In all fairness, Advertising which slipped to position #3 can be pumped up simply by paying more, especially on the AdSense network with bloggers being HitTail's target audience. So, it's not fair to say that Advertising is least effective. We just are not paying much. It may be time to re-balance. Anyone with mutual funds split between different risk-level funds can see the relationship between financial diversification and diversification in the marketing mix. It's just healthier and can carry you through rough waters.



And rarely do you have the marketing numbers so clearly laid out in front of you that you could almost program automatic rebalancing in the marketing mix as you can with an investment portfolio. But here at Connors, we're considering doing exactly that. Should it be 1/3 organic, 1/3 word of mouth and 1/3 advertising? Depends on your budget. If you can afford it, make advertising set the bar and go for a 2/3 advertising, 1/6 organic, 1/6 word of mouth.



Advertising is the clearest deal in marketing. You put X-dollars in and get Y-circulation out. While there are strategic components to advertising, no doubt, it's a high stakes game, and a completely different discipline than the organic side of marketing, where the deals are not so clear. In both public relations and natural search (the organic side of marketing), there's no X-dollars in/Y-circulation out formula. It's fueled on pure strategy, creativity, and brilliant tactical execution. It costs a lot less, but the rewards can be much greater.



HitTail for instance, has been covered in CNET, Business Week, John Battelle's Search Blog and all over the Internet in forums and small business blogs. This exposure in terms of marketing dollars was out of the question for HitTail. Of course, the thing you're trying to promote needs to be sufficiently buzz-worthy raw material for organic marketing to work. Otherwise, self-fueling momentum (a required characteristic of organic marketing) can never set in.



You simply can't be your own biggest advocate forever. Eventually, you have to hand the torch over to your users, a certain portion of whom should be crazy-in-love with what you do. You can see this most clearly in Apple Macintosh zealots. But you can also see it starting to occur with HitTailers, who increasingly use terms like "the holy grail" of marketing, or "the next big thing". While we absolutely love this advocacy, we're the first to point out the healthy marketing mix referred to above.



OK, so Google organic search started #1 and slipped to #2 behind Search Blog. But what about the rest of the referrers?
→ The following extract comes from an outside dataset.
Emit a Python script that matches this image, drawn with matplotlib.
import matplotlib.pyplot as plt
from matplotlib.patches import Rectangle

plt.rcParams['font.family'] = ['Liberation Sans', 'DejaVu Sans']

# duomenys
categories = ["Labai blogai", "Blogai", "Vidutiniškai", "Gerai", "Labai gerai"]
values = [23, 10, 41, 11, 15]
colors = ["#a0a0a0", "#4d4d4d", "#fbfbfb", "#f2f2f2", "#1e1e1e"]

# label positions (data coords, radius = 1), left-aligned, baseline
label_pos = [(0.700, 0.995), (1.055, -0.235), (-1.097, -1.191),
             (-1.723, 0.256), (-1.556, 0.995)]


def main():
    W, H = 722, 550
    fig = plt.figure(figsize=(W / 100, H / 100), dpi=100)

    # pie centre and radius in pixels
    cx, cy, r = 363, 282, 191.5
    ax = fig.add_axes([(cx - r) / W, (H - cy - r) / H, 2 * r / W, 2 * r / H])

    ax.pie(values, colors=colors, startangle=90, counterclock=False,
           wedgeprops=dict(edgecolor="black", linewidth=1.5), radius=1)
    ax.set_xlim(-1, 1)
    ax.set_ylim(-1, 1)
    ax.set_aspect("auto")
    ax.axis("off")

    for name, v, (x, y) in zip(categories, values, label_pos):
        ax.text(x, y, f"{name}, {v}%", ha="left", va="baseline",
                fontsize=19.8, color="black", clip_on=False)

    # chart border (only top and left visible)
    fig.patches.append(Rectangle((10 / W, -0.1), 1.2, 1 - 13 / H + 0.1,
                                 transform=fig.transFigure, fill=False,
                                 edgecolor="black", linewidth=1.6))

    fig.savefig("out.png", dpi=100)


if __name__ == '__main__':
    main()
The answer is that everything else added together is 2.1 times greater than the top 3 referrers added together. In other words, our top 3 referrers are 1/3 natural search, 1/3 paid ads and 1/3 non-paid link from the media. And collectively, they account for 1/3 of the overall referring sources to the HitTail website. And that 2/3 "everything else" component is mostly word-of-mouth, such as smaller blogs, social bookmarks like del.icio.us, with a smattering of second-tier search. Now, I don't consider Yahoo! second tier, but after only 4 months, HitTail isn't really driving natural search traffic in Yahoo anywhere near the level it does in Google.
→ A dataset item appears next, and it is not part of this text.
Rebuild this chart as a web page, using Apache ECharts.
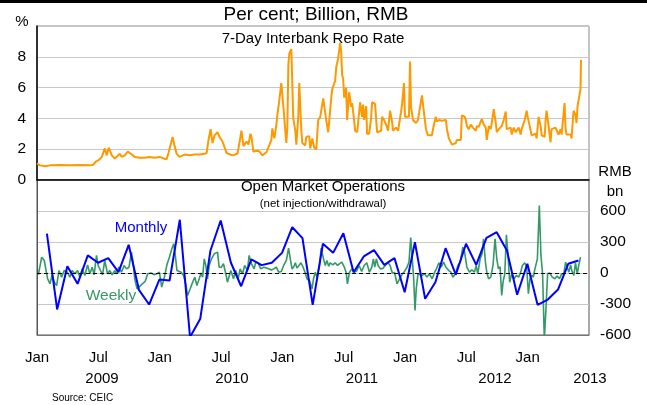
<!DOCTYPE html>
<html style="height: 100%">
<head>
    <meta charset="utf-8">
    <title>China repo rate and open market operations</title>
</head>
<body style="height: 100%; margin: 0">
    <div id="container" style="width: 647px; height: 405px"></div>
    <script type="text/javascript" src="https://cdn.jsdelivr.net/npm/echarts@6/dist/echarts.min.js"></script>
    <script type="text/javascript">
        // x values are months since Jan 2009
        var monthLabels = ['Jan', 'Jul'];
        var yearLabels  = ['2009', '2010', '2011', '2012', '2013'];

        // 7-day interbank repo rate, per cent
        var repoRate = [
            [0,1.08],[0.29,0.95],[0.78,0.9],[1.27,0.95],[2.24,0.97],[3.22,0.95],[4.2,0.97],[5.17,0.95],
            [5.46,0.97],[5.76,1.2],[6.05,1.3],[6.34,1.5],[6.63,2.05],[6.83,1.6],[7.02,2.1],[7.32,1.6],
            [7.61,1.4],[7.8,1.3],[8.1,1.7],[8.29,1.5],[8.59,1.6],[8.88,1.85],[9.17,1.7],[9.56,1.5],
            [10.05,1.45],[10.54,1.45],[11.02,1.5],[11.51,1.45],[12,1.5],[12.39,1.4],[12.68,1.35],[12.88,1.8],
            [13.07,1.85],[13.27,2.8],[13.46,2.2],[13.66,1.7],[13.95,1.5],[14.44,1.65],[14.93,1.6],[15.41,1.65],
            [15.9,1.65],[16.39,1.7],[16.59,1.75],[16.78,2.6],[16.98,3.3],[17.17,2.4],[17.37,2.9],[17.66,3.1],
            [17.85,2.8],[18.15,2.5],[18.54,1.75],[19.12,1.6],[19.61,1.7],[19.8,2.4],[20,3.2],[20.2,2.2],
            [20.49,2.5],[20.68,2.3],[20.88,3.0],[20.98,2.8],[21.17,1.85],[21.56,1.9],[21.76,1.85],[22.05,1.6],
            [22.44,1.8],[22.63,2.1],[22.93,2.6],[23.02,3.35],[23.22,2.7],[23.41,3.55],[23.51,4.2],[23.71,5.2],
            [23.9,6.3],[24,6.4],[24.1,4.8],[24.29,3.2],[24.39,2.4],[24.49,3.4],[24.59,7.5],[24.68,8.2],
            [24.88,8.5],[24.98,8.6],[25.07,4.0],[25.27,3.2],[25.37,2.3],[25.56,4.1],[25.66,6.3],[25.85,3.3],
            [25.95,2.4],[26.24,2.25],[26.34,2.8],[26.63,2.85],[26.73,2.05],[26.93,2.7],[27.12,2.1],[27.32,2.0],
            [27.51,3.9],[27.71,4.1],[27.8,4.2],[28,5.3],[28.29,3.9],[28.49,3.1],[28.78,5.3],[28.88,5.9],
            [29.17,6.45],[29.27,7.3],[29.46,7.9],[29.66,8.9],[29.76,8.3],[29.85,6.8],[29.95,6.6],[30.05,5.35],
            [30.24,6.0],[30.34,3.9],[30.54,5.7],[30.73,4.75],[30.83,5.0],[31.02,3.9],[31.12,3.2],[31.32,3.1],
            [31.61,5.05],[31.8,4.1],[31.9,4.9],[32,3.9],[32.2,4.8],[32.29,3.0],[32.49,3.0],[32.68,4.0],
            [32.78,5.05],[33.07,4.95],[33.27,3.1],[33.66,3.2],[33.76,4.1],[33.95,3.9],[34.15,3.6],[34.34,3.2],
            [34.54,4.5],[34.73,3.8],[34.83,3.2],[35.12,3.4],[35.32,3.2],[35.61,4.4],[35.71,4.9],[35.9,6.3],
            [36,4.1],[36.1,4.1],[36.39,4.1],[36.49,7.7],[36.59,4.75],[36.78,3.9],[37.07,3.7],[37.27,3.9],
            [37.56,5.1],[37.66,5.5],[37.85,4.4],[38.05,3.3],[38.24,2.9],[38.34,2.9],[38.63,2.9],[38.83,3.6],
            [39.02,4.1],[39.12,3.8],[39.32,3.9],[39.61,3.85],[40,3.9],[40.1,3.3],[40.29,2.7],[40.59,2.3],
            [40.98,2.4],[41.07,2.6],[41.46,2.6],[41.56,4.2],[41.85,4.1],[41.95,3.9],[42.05,3.5],[42.24,3.3],
            [42.44,3.6],[42.63,3.4],[42.73,3.5],[42.93,3.2],[43.02,3.5],[43.22,3.45],[43.41,3.8],[43.51,3.95],
            [43.71,3.6],[43.9,3.4],[44,2.6],[44.2,3.5],[44.39,3.3],[44.49,3.7],[44.68,4.6],[44.88,3.7],
            [44.98,3.1],[45.17,3.3],[45.46,3.5],[45.66,3.9],[45.85,4.45],[45.95,3.3],[46.34,3.4],[46.44,2.95],
            [46.63,3.4],[46.83,3.1],[47.12,3.4],[47.32,2.95],[47.41,3.3],[47.71,3.9],[47.9,4.5],[48,4.1],
            [48.2,3.5],[48.39,2.9],[48.78,3.0],[48.88,2.7],[49.07,4.1],[49.27,3.5],[49.37,2.9],[49.66,2.8],
            [49.76,3.9],[49.85,4.5],[50.05,3.5],[50.24,2.45],[50.34,3.3],[50.73,3.4],[51.02,2.95],[51.22,3.3],
            [51.32,2.95],[51.61,5.0],[51.71,3.3],[51.8,2.95],[52.2,2.95],[52.29,2.7],[52.49,4.5],[52.68,4.2],
            [52.78,3.7],[52.88,4.8],[53.07,4.8],[53.17,5.9],[53.22,7.8]
        ];

        // open market operations, monthly net injection, RMB bn (Jan 2009 .. May 2013)
        var monthlyOmo = [
            380, -353, 66, -105, 170, 99, 144, 8, 273, -163, -305, -63,
            -73, 515, -621, -443, 218, 508, 99, -128, 131, 76, 99, 195,
            443, 337, -308, 283, 195, 385, 8, 160, 222, 79, 144, -186,
            298, -250, -89, 240, -17, 283, 79, 340, 395, 218, -211, 89,
            -308, -257, -160, 89, 121
        ];

        // open market operations, weekly net injection, RMB bn
        var weeklyOmo = [
            [0.13,-17],[0.46,153],[0.71,121],[1.04,-56],[1.27,-105],[1.49,-17],[1.69,-89],[1.92,-121],
            [2.15,24],[2.41,-40],[2.66,24],[2.96,8],[3.22,-40],[3.44,24],[3.71,-8],[3.97,24],
            [4.2,-40],[4.42,40],[4.68,-24],[4.95,79],[5.17,-8],[5.4,56],[5.59,-17],[5.82,170],
            [5.98,73],[6.21,24],[6.41,-17],[6.63,121],[6.9,-8],[7.12,24],[7.35,-17],[7.61,24],
            [7.78,-8],[8,56],[8.26,8],[8.52,73],[8.75,40],[9,56],[9.24,202],[9.4,105],
            [9.56,-56],[9.79,-153],[10.05,-130],[10.34,-102],[10.59,-80],[10.83,-8],[11.15,0],[11.48,-17],
            [11.71,-8],[11.97,8],[12.2,-137],[12.46,-40],[12.71,79],[12.95,153],[13.17,227],[13.37,283],
            [13.53,170],[13.69,24],[13.85,8],[14.1,8],[14.34,-24],[14.57,-114],[14.73,-218],[14.99,-153],
            [15.22,-90],[15.44,-40],[15.64,-121],[15.87,-56],[16.05,0],[16.2,-40],[16.36,137],[16.52,73],
            [16.68,-56],[16.85,73],[17.07,137],[17.34,186],[17.49,170],[17.66,202],[17.82,56],[18.02,56],
            [18.24,89],[18.47,-8],[18.63,-89],[18.96,24],[19.22,-56],[19.44,24],[19.68,-56],[19.87,40],
            [20.1,-8],[20.32,73],[20.59,24],[20.75,170],[20.98,89],[21.24,40],[21.4,105],[21.63,99],
            [21.88,40],[22.18,56],[22.44,48],[22.66,40],[22.93,30],[23.17,40],[23.41,56],[23.64,8],
            [23.9,15],[24.13,73],[24.39,121],[24.61,240],[24.78,137],[24.95,40],[25.12,60],[25.27,99],
            [25.43,48],[25.61,70],[25.82,99],[26,65],[26.24,0],[26.41,-56],[26.66,-75],[26.9,-153],
            [27.05,-56],[27.22,8],[27.39,-40],[27.64,73],[27.8,240],[28.03,137],[28.2,73],[28.36,121],
            [28.54,65],[28.68,99],[28.95,79],[29.17,99],[29.4,73],[29.61,90],[29.82,105],[30.05,60],
            [30.24,8],[30.37,-105],[30.57,8],[30.8,40],[31.02,8],[31.27,20],[31.51,73],[31.76,15],
            [32,73],[32.26,99],[32.52,8],[32.75,56],[32.91,137],[33.04,56],[33.2,137],[33.37,73],
            [33.59,40],[33.85,45],[34.12,79],[34.34,99],[34.54,73],[34.76,0],[34.98,5],[35.22,-105],
            [35.48,-56],[35.74,-8],[35.95,15],[36.2,56],[36.39,105],[36.56,344],[36.71,137],[36.85,-56],
            [36.98,-363],[37.1,-153],[37.27,-8],[37.46,0],[37.69,-24],[37.9,-8],[38.15,-40],[38.39,-8],
            [38.66,-56],[38.9,8],[39.07,40],[39.32,99],[39.54,56],[39.78,105],[40,56],[40.29,24],
            [40.49,8],[40.68,-40],[40.95,-8],[41.17,73],[41.4,105],[41.66,250],[41.83,202],[42.05,56],
            [42.31,8],[42.54,30],[42.8,8],[42.96,73],[43.12,-8],[43.35,137],[43.54,186],[43.68,331],
            [43.87,105],[44,8],[44.17,-56],[44.39,-40],[44.61,73],[44.81,331],[44.98,137],[45.14,40],
            [45.3,60],[45.46,-218],[45.59,-89],[45.76,-8],[45.92,370],[46.08,170],[46.24,-89],[46.44,-8],
            [46.66,-56],[46.9,-24],[47.12,-40],[47.32,8],[47.48,73],[47.71,99],[47.9,60],[48.07,-200],
            [48.23,-56],[48.39,-20],[48.55,-40],[48.71,40],[48.95,137],[49.14,653],[49.3,170],[49.46,-8],
            [49.63,-640],[49.79,-345],[49.95,-8],[50.15,0],[50.41,-40],[50.66,-56],[50.88,-30],[51.12,-56],
            [51.32,-8],[51.54,-8],[51.71,105],[51.87,56],[52.03,8],[52.2,79],[52.34,15],[52.52,-24],
            [52.68,99],[52.85,-8],[53,73],[53.17,153]
        ];

        var FONT = 'Liberation Sans, Arial, sans-serif';

        // monthly values are plotted near the end of each month
        var monthlyData = monthlyOmo.map(function (v, i) { return [i + 0.97, v]; });

        var dom     = document.getElementById('container');
        var myChart = echarts.init(dom, null, {renderer: 'canvas'});

        var axisX = {
            type: 'value',
            min: 0,
            max: 54,
            interval: 6,
            splitLine: {show: false},
            axisTick: {show: false}
        };

        var yearPos = [102, 232, 362, 495, 590];

        function label(text, x, y, size, color, align) {
            return {
                type: 'text', x: x, y: y,
                style: {
                    text: text, font: size + 'px ' + FONT, fill: color || '#000',
                    textAlign: align || 'center', textVerticalAlign: 'middle'
                }
            };
        }

        var option = {
            animation: false,
            backgroundColor: '#fff',
            textStyle: {fontFamily: FONT},
            grid: [
                {left: 37, top: 26, width: 552, height: 154, show: true, borderColor: '#888', borderWidth: 1},
                {left: 37, top: 180, width: 552, height: 155, show: true, borderColor: '#555', borderWidth: 1}
            ],
            xAxis: [
                Object.assign({}, axisX, {
                    gridIndex: 0,
                    axisLine: {show: true, onZero: false, lineStyle: {color: '#000', width: 1.5}},
                    axisLabel: {show: false}
                }),
                Object.assign({}, axisX, {
                    gridIndex: 1,
                    axisLine: {show: true, onZero: false, lineStyle: {color: '#777', width: 1}},
                    axisLabel: {
                        color: '#000', fontSize: 15, fontFamily: FONT, margin: 15,
                        formatter: function (v) {
                            if (v >= 54) return '';
                            return v % 12 === 0 ? monthLabels[0] : monthLabels[1];
                        }
                    }
                })
            ],
            yAxis: [
                {
                    type: 'value', gridIndex: 0, min: 0, max: 10, interval: 2,
                    axisLine: {show: true, lineStyle: {color: '#000', width: 1.5}},
                    axisTick: {show: false},
                    splitLine: {lineStyle: {color: '#c8c8c8', width: 1}},
                    axisLabel: {
                        color: '#000', fontSize: 15.5, fontFamily: FONT, margin: 11,
                        formatter: function (v) { return v === 10 ? '' : v; }
                    }
                },
                {
                    type: 'value', gridIndex: 1, position: 'right', min: -600, max: 900, interval: 300,
                    axisLine: {show: true, lineStyle: {color: '#555', width: 1}},
                    axisTick: {show: false},
                    splitLine: {lineStyle: {color: '#c8c8c8', width: 1}},
                    axisLabel: {
                        color: '#000', fontSize: 15.5, fontFamily: FONT, margin: 11,
                        formatter: function (v) { return v === 900 ? '' : v; }
                    }
                }
            ],
            graphic: [
                {type: 'rect', left: 0, top: 0, shape: {width: 647, height: 3}, style: {fill: '#000'}},
                label('Per cent; Billion, RMB', 316, 15, 19),
                label('%', 22, 22, 15),
                label('7-Day Interbank Repo Rate', 313, 39, 15),
                label('Open Market Operations', 323, 187, 15),
                label('(net injection/withdrawal)', 323, 204, 11.5),
                label('RMB', 615, 172, 15),
                label('bn', 615, 192, 15),
                label('Monthly', 141, 228, 15, '#0000ff'),
                label('Weekly', 111, 296, 15.5, '#339966'),
                label('Source: CEIC', 52, 398, 10, '#000', 'left')
            ].concat(yearLabels.map(function (y, i) {
                return label(y, yearPos[i], 379, 15);
            })),
            series: [
                {
                    name: 'Repo rate', type: 'line', xAxisIndex: 0, yAxisIndex: 0,
                    data: repoRate, showSymbol: false, symbol: 'none',
                    lineStyle: {color: '#ff9900', width: 2}
                },
                {
                    name: 'Weekly', type: 'line', xAxisIndex: 1, yAxisIndex: 1,
                    data: weeklyOmo, showSymbol: false, symbol: 'none',
                    lineStyle: {color: '#339966', width: 1.6}
                },
                {
                    name: 'Monthly', type: 'line', xAxisIndex: 1, yAxisIndex: 1,
                    data: monthlyData, showSymbol: false, symbol: 'none',
                    lineStyle: {color: '#0000ff', width: 2},
                    markLine: {
                        silent: true, symbol: 'none', label: {show: false},
                        lineStyle: {color: '#000', type: [4, 3], width: 1},
                        data: [{yAxis: 0}]
                    }
                }
            ]
        };

        myChart.setOption(option);
    </script>
</body>
</html>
Here are the lessons I believe should be taken away to people looking at ways to drive more potentially qualified traffic to their site.




  1. If you have the money, paid advertising can drive the most traffic in the shortest period of time. You get what you pay for.
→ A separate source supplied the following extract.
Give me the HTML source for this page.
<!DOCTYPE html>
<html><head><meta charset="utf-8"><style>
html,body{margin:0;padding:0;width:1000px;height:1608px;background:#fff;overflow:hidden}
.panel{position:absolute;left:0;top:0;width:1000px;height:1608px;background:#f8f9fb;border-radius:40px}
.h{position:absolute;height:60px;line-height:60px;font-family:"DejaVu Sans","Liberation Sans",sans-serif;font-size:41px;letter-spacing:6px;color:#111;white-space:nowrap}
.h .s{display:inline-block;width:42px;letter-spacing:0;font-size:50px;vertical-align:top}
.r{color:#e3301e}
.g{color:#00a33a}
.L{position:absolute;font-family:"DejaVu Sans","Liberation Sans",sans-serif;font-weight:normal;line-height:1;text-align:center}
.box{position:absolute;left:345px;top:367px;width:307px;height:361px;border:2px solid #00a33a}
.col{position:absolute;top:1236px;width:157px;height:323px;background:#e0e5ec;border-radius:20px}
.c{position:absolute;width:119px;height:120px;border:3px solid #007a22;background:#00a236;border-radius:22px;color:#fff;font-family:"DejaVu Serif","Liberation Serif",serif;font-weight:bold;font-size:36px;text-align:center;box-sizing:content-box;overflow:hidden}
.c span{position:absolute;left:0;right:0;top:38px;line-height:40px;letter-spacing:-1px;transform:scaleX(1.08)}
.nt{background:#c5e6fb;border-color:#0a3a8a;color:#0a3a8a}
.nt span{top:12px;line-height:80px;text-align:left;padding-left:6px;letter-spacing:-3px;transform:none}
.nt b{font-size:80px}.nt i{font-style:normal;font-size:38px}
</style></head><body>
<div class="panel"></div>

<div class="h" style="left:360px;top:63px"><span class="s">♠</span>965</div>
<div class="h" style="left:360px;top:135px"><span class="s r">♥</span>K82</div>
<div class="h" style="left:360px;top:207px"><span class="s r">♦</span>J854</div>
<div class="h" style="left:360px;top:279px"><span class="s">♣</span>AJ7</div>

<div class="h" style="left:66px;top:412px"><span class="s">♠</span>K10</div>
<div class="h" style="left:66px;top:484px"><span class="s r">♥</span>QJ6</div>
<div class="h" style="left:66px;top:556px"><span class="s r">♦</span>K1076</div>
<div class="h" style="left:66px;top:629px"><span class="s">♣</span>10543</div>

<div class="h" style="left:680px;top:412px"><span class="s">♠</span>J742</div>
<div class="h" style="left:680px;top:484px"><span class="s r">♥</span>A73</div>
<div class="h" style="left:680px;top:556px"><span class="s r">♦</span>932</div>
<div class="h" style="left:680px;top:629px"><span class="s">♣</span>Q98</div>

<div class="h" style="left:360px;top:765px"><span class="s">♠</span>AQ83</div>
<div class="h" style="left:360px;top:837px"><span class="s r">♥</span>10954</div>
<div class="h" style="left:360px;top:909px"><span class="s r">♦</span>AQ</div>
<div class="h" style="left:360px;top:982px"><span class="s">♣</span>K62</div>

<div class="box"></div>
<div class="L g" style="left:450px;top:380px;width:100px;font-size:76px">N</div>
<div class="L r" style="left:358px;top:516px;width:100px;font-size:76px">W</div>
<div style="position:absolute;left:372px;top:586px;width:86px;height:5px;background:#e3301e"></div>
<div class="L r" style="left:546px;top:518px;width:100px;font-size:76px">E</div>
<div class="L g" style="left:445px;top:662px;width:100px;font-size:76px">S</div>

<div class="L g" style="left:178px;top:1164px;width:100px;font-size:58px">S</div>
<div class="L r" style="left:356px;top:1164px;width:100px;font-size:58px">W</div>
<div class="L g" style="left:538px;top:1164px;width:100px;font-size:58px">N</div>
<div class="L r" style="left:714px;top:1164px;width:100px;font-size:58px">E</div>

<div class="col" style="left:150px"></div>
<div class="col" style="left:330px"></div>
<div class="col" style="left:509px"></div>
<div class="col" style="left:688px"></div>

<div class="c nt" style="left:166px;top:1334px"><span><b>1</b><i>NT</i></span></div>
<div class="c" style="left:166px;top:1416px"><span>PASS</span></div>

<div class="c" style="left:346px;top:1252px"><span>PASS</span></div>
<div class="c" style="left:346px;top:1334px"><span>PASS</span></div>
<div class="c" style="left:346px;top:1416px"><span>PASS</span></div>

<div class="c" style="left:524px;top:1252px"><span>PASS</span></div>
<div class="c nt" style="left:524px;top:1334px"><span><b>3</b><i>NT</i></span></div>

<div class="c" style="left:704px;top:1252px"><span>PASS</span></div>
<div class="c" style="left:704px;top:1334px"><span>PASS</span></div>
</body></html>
  2. Also in the short-term, word of mouth (collectively) can be a bigger driver of traffic than natural search by a factor of 2/3.


  3. Natural search is however actually effective in the short term. Google alone accounted for as much traffic as a CNET article for the same time period. Conversely, CNET drove as much traffic as all of Google.


  4. The largest and lowest-cost driver of traffic seems to be coverage by thought leaders in your space who have a regular readership, such as John Battelle's search blog.



All of these are short-term take-aways, because 4 months is NOTHING in the scheme of things. As I've seen with the sites where the HitTail methodologies are developed, it's not unusual for natural search (from Google alone) to account for 80% of all traffic. It's just that this takes a long, slow build on the order of a year or more.